## BEGIN PROVIDED MATERIAL
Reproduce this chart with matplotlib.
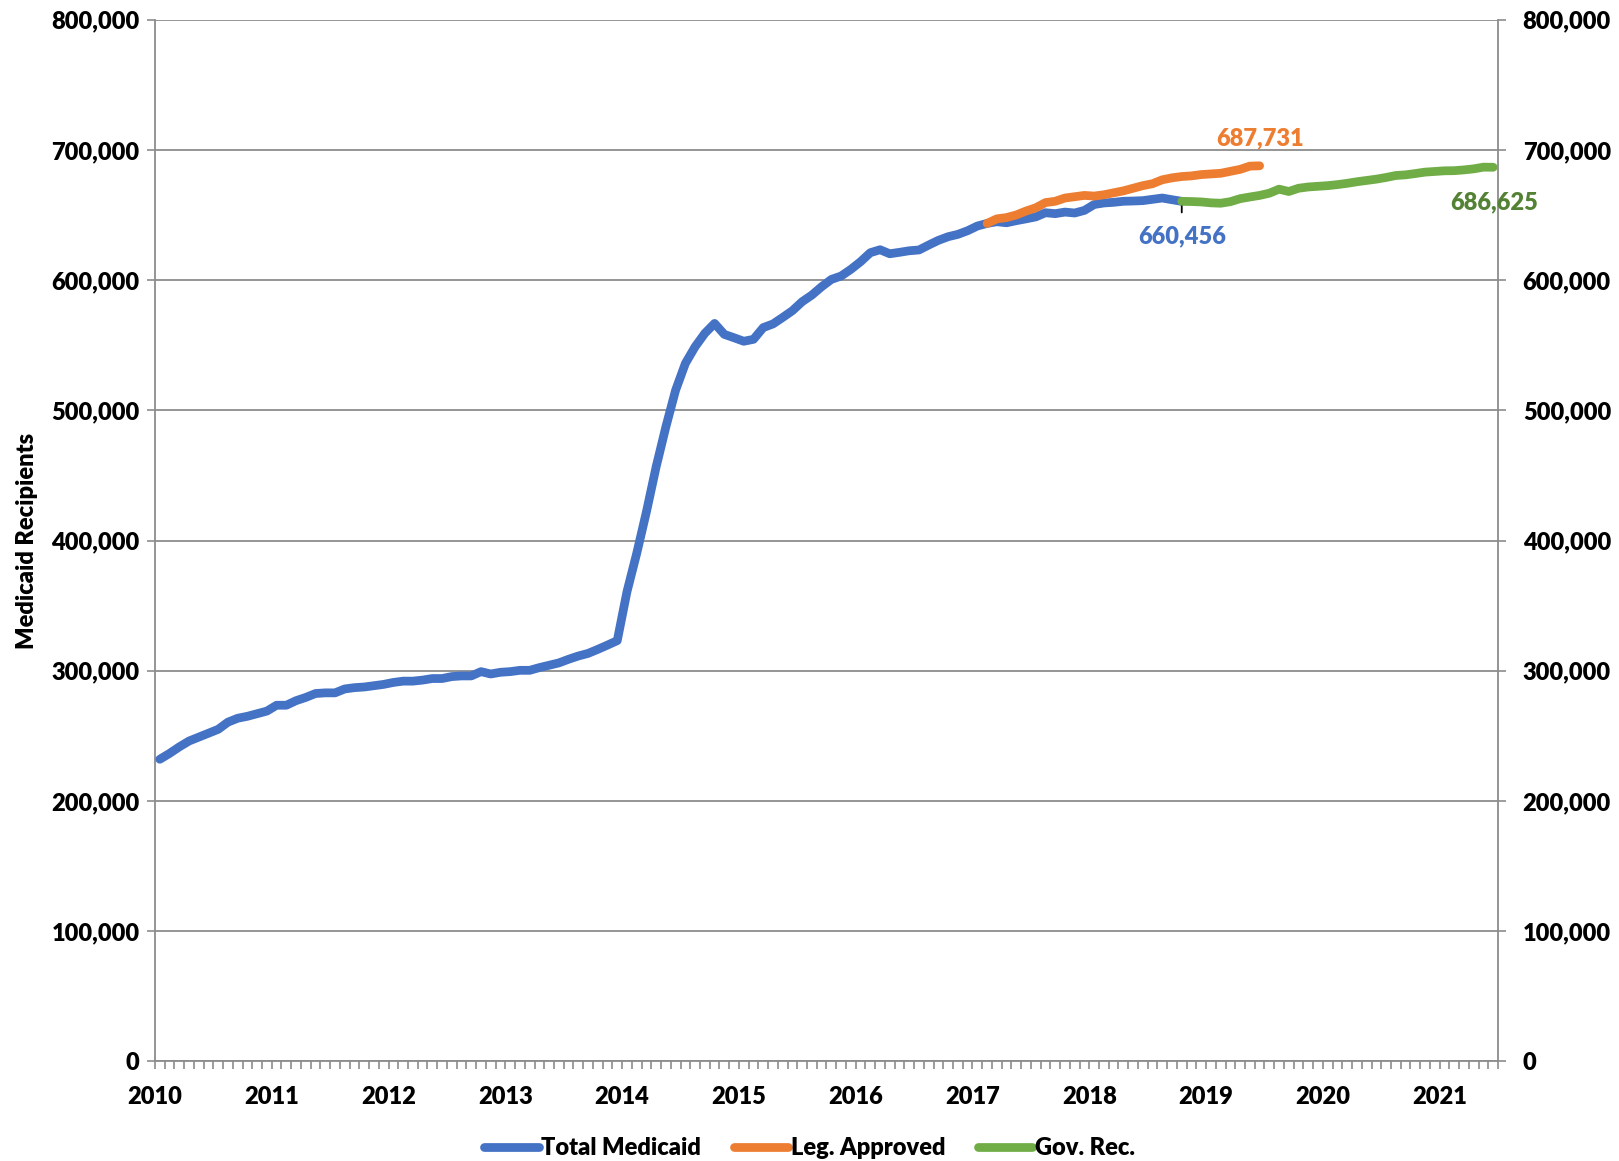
import numpy as np
import matplotlib
matplotlib.use("Agg")
import matplotlib.pyplot as plt
from matplotlib.ticker import FuncFormatter, MultipleLocator

plt.rcParams['font.family'] = ['Lato', 'DejaVu Sans']
wt = 'heavy'
plt.rcParams['font.weight'] = wt
plt.rcParams['axes.labelweight'] = wt

# monthly recipients, Jan 2010 onward
years = [str(y) for y in range(2010, 2022)]
n_months = 138  # Jan 2010 .. Jun 2021

total_medicaid = [
    232000, 236500, 241500, 246000, 249000, 252000, 255000, 260500, 263500, 265000, 267000, 269000,
    273500, 273500, 277000, 279500, 282500, 283000, 283000, 286000, 287000, 287500, 288500, 289500,
    291000, 292000, 292000, 292800, 294000, 294000, 295500, 296000, 296000, 299300, 297500, 298800,
    299300, 300300, 300300, 302400, 304200, 306000, 308800, 311300, 313300, 316400, 319700, 323100,
    360700, 390100, 422100, 456700, 487400, 515500, 536000, 548800, 559100, 566700, 558300, 555700,
    553000, 554500, 563500, 566300, 571300, 576500, 583400, 588500, 594900, 600500, 603100, 608200,
    614100, 621000, 623300, 620200, 621300, 622500, 623100, 626900, 630500, 633300, 635100, 637900,
    641500, 643500, 644800, 644000, 645600, 647000, 648500, 651700, 651000, 652200, 651500, 653500,
    658000, 659200, 659700, 660500, 660700, 661000, 662000, 663000, 661700, 660456,
]
leg_start = 85  # Feb 2017
leg_approved = [
    643500, 647000, 648000, 650000, 653000, 655500, 659500, 660500, 663000, 664000, 665000,
    664500, 665500, 667000, 668500, 670500, 672500, 674000, 677000, 678500, 679500, 680000,
    681000, 681500, 682000, 683500, 685000, 687500, 687731,
]
gov_start = 105  # Oct 2018
gov_rec = [
    660456, 660300, 660000, 659300, 659000, 660200, 662500, 663800, 665000, 666700, 669800,
    668000, 670500, 671500, 672000, 672500, 673300, 674300, 675500, 676500, 677500, 678800,
    680300, 680800, 681800, 682900, 683400, 683900, 684000, 684600, 685400, 686700, 686625,
]

blue = '#4472C4'
orange = '#ED7D31'
green = '#70AD47'
grid_gray = '#8C8C8C'
fs = 17

fig = plt.figure(figsize=(16.19, 11.61), dpi=100)
ax = fig.add_axes([0.0957, 0.0858, 0.8296, 0.8973])

x_total = np.arange(len(total_medicaid)) + 0.5
x_leg = np.arange(len(leg_approved)) + leg_start + 0.5
x_gov = np.arange(len(gov_rec)) + gov_start + 0.5

line_kw = dict(lw=6.3, solid_capstyle='round', solid_joinstyle='round')
ax.plot(x_total, total_medicaid, color=blue, label='Total Medicaid', zorder=3, **line_kw)
ax.plot(x_leg, leg_approved, color=orange, label='Leg. Approved', zorder=4, **line_kw)
ax.plot(x_gov, gov_rec, color=green, label='Gov. Rec.', zorder=4, **line_kw)

# end-of-series labels
ax.annotate('', xy=(x_total[-1], total_medicaid[-1]), xytext=(0, -8),
            textcoords='offset points',
            arrowprops=dict(arrowstyle='-', color='black', lw=1.3, shrinkA=0, shrinkB=0))
ax.annotate(f'{total_medicaid[-1]:,}', xy=(x_total[-1], total_medicaid[-1]), xytext=(0, -25),
            textcoords='offset points', ha='center', va='center', color=blue,
            fontsize=fs, fontweight=wt)
ax.annotate(f'{leg_approved[-1]:,}', xy=(x_leg[-1], leg_approved[-1]), xytext=(0, 20),
            textcoords='offset points', ha='center', va='center', color=orange,
            fontsize=fs, fontweight=wt)
ax.annotate(f'{gov_rec[-1]:,}', xy=(x_gov[-1], gov_rec[-1]), xytext=(1, -25),
            textcoords='offset points', ha='center', va='center', color='#548235',
            fontsize=fs, fontweight=wt)

ax.set_xlim(0, n_months)
ax.set_ylim(0, 800000)
ax.yaxis.set_major_locator(MultipleLocator(100000))
ax.yaxis.set_major_formatter(FuncFormatter(lambda v, p: f'{int(v):,}'))
ax.grid(axis='y', color=grid_gray, lw=1.3, zorder=0)
ax.set_axisbelow(True)

ax.set_xticks(np.arange(0, n_months, 12))
ax.set_xticklabels(years)
ax.set_xticks(np.arange(0, n_months + 1, 1), minor=True)
ax.tick_params(axis='x', which='both', direction='out', length=6, width=1.2,
               color=grid_gray, labelsize=fs, pad=12)
ax.tick_params(axis='y', which='major', direction='out', length=6, width=1.2,
               color=grid_gray, labelsize=fs, pad=5, right=True, labelright=True)
for t in ax.yaxis.get_major_ticks():
    t.label1.set_fontweight(wt)
    t.label2.set_fontweight(wt)
    t.label2.set_x(1.007)
for t in ax.xaxis.get_major_ticks():
    t.label1.set_fontweight(wt)

for side in ['left', 'right', 'bottom']:
    ax.spines[side].set_color(grid_gray)
    ax.spines[side].set_linewidth(1.3)
ax.spines['top'].set_visible(False)

ax.set_ylabel('Medicaid Recipients', fontsize=fs, fontweight=wt, labelpad=10)

fig.legend(loc='center', bbox_to_anchor=(0.5, 0.011), ncol=3, frameon=False,
           prop={'size': fs, 'weight': wt}, handlelength=2.3,
           handletextpad=0.1, columnspacing=1.4)

fig.savefig('out.png', dpi=100)
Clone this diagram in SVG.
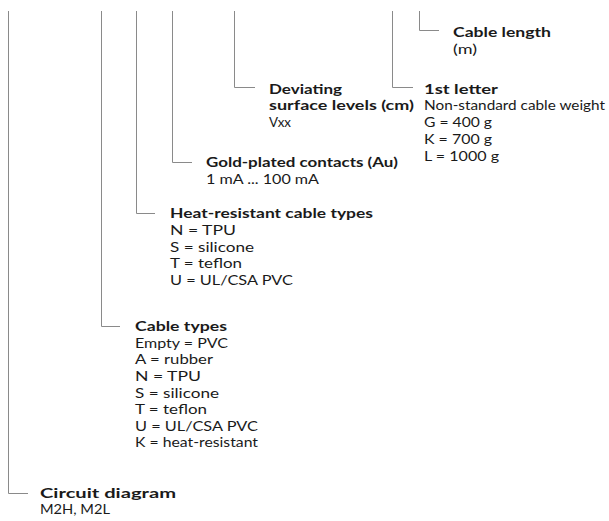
## END PROVIDED MATERIAL
WORK TO COMPLETE:
All of the lines above should be printed exactly, minus the pictures.

REPLY TO THE TASK:
Reproduce this chart with matplotlib.
import numpy as np
import matplotlib
matplotlib.use("Agg")
import matplotlib.pyplot as plt
from matplotlib.ticker import FuncFormatter, MultipleLocator

plt.rcParams['font.family'] = ['Lato', 'DejaVu Sans']
wt = 'heavy'
plt.rcParams['font.weight'] = wt
plt.rcParams['axes.labelweight'] = wt

# monthly recipients, Jan 2010 onward
years = [str(y) for y in range(2010, 2022)]
n_months = 138  # Jan 2010 .. Jun 2021

total_medicaid = [
    232000, 236500, 241500, 246000, 249000, 252000, 255000, 260500, 263500, 265000, 267000, 269000,
    273500, 273500, 277000, 279500, 282500, 283000, 283000, 286000, 287000, 287500, 288500, 289500,
    291000, 292000, 292000, 292800, 294000, 294000, 295500, 296000, 296000, 299300, 297500, 298800,
    299300, 300300, 300300, 302400, 304200, 306000, 308800, 311300, 313300, 316400, 319700, 323100,
    360700, 390100, 422100, 456700, 487400, 515500, 536000, 548800, 559100, 566700, 558300, 555700,
    553000, 554500, 563500, 566300, 571300, 576500, 583400, 588500, 594900, 600500, 603100, 608200,
    614100, 621000, 623300, 620200, 621300, 622500, 623100, 626900, 630500, 633300, 635100, 637900,
    641500, 643500, 644800, 644000, 645600, 647000, 648500, 651700, 651000, 652200, 651500, 653500,
    658000, 659200, 659700, 660500, 660700, 661000, 662000, 663000, 661700, 660456,
]
leg_start = 85  # Feb 2017
leg_approved = [
    643500, 647000, 648000, 650000, 653000, 655500, 659500, 660500, 663000, 664000, 665000,
    664500, 665500, 667000, 668500, 670500, 672500, 674000, 677000, 678500, 679500, 680000,
    681000, 681500, 682000, 683500, 685000, 687500, 687731,
]
gov_start = 105  # Oct 2018
gov_rec = [
    660456, 660300, 660000, 659300, 659000, 660200, 662500, 663800, 665000, 666700, 669800,
    668000, 670500, 671500, 672000, 672500, 673300, 674300, 675500, 676500, 677500, 678800,
    680300, 680800, 681800, 682900, 683400, 683900, 684000, 684600, 685400, 686700, 686625,
]

blue = '#4472C4'
orange = '#ED7D31'
green = '#70AD47'
grid_gray = '#8C8C8C'
fs = 17

fig = plt.figure(figsize=(16.19, 11.61), dpi=100)
ax = fig.add_axes([0.0957, 0.0858, 0.8296, 0.8973])

x_total = np.arange(len(total_medicaid)) + 0.5
x_leg = np.arange(len(leg_approved)) + leg_start + 0.5
x_gov = np.arange(len(gov_rec)) + gov_start + 0.5

line_kw = dict(lw=6.3, solid_capstyle='round', solid_joinstyle='round')
ax.plot(x_total, total_medicaid, color=blue, label='Total Medicaid', zorder=3, **line_kw)
ax.plot(x_leg, leg_approved, color=orange, label='Leg. Approved', zorder=4, **line_kw)
ax.plot(x_gov, gov_rec, color=green, label='Gov. Rec.', zorder=4, **line_kw)

# end-of-series labels
ax.annotate('', xy=(x_total[-1], total_medicaid[-1]), xytext=(0, -8),
            textcoords='offset points',
            arrowprops=dict(arrowstyle='-', color='black', lw=1.3, shrinkA=0, shrinkB=0))
ax.annotate(f'{total_medicaid[-1]:,}', xy=(x_total[-1], total_medicaid[-1]), xytext=(0, -25),
            textcoords='offset points', ha='center', va='center', color=blue,
            fontsize=fs, fontweight=wt)
ax.annotate(f'{leg_approved[-1]:,}', xy=(x_leg[-1], leg_approved[-1]), xytext=(0, 20),
            textcoords='offset points', ha='center', va='center', color=orange,
            fontsize=fs, fontweight=wt)
ax.annotate(f'{gov_rec[-1]:,}', xy=(x_gov[-1], gov_rec[-1]), xytext=(1, -25),
            textcoords='offset points', ha='center', va='center', color='#548235',
            fontsize=fs, fontweight=wt)

ax.set_xlim(0, n_months)
ax.set_ylim(0, 800000)
ax.yaxis.set_major_locator(MultipleLocator(100000))
ax.yaxis.set_major_formatter(FuncFormatter(lambda v, p: f'{int(v):,}'))
ax.grid(axis='y', color=grid_gray, lw=1.3, zorder=0)
ax.set_axisbelow(True)

ax.set_xticks(np.arange(0, n_months, 12))
ax.set_xticklabels(years)
ax.set_xticks(np.arange(0, n_months + 1, 1), minor=True)
ax.tick_params(axis='x', which='both', direction='out', length=6, width=1.2,
               color=grid_gray, labelsize=fs, pad=12)
ax.tick_params(axis='y', which='major', direction='out', length=6, width=1.2,
               color=grid_gray, labelsize=fs, pad=5, right=True, labelright=True)
for t in ax.yaxis.get_major_ticks():
    t.label1.set_fontweight(wt)
    t.label2.set_fontweight(wt)
    t.label2.set_x(1.007)
for t in ax.xaxis.get_major_ticks():
    t.label1.set_fontweight(wt)

for side in ['left', 'right', 'bottom']:
    ax.spines[side].set_color(grid_gray)
    ax.spines[side].set_linewidth(1.3)
ax.spines['top'].set_visible(False)

ax.set_ylabel('Medicaid Recipients', fontsize=fs, fontweight=wt, labelpad=10)

fig.legend(loc='center', bbox_to_anchor=(0.5, 0.011), ncol=3, frameon=False,
           prop={'size': fs, 'weight': wt}, handlelength=2.3,
           handletextpad=0.1, columnspacing=1.4)

fig.savefig('out.png', dpi=100)
Clone this diagram in SVG.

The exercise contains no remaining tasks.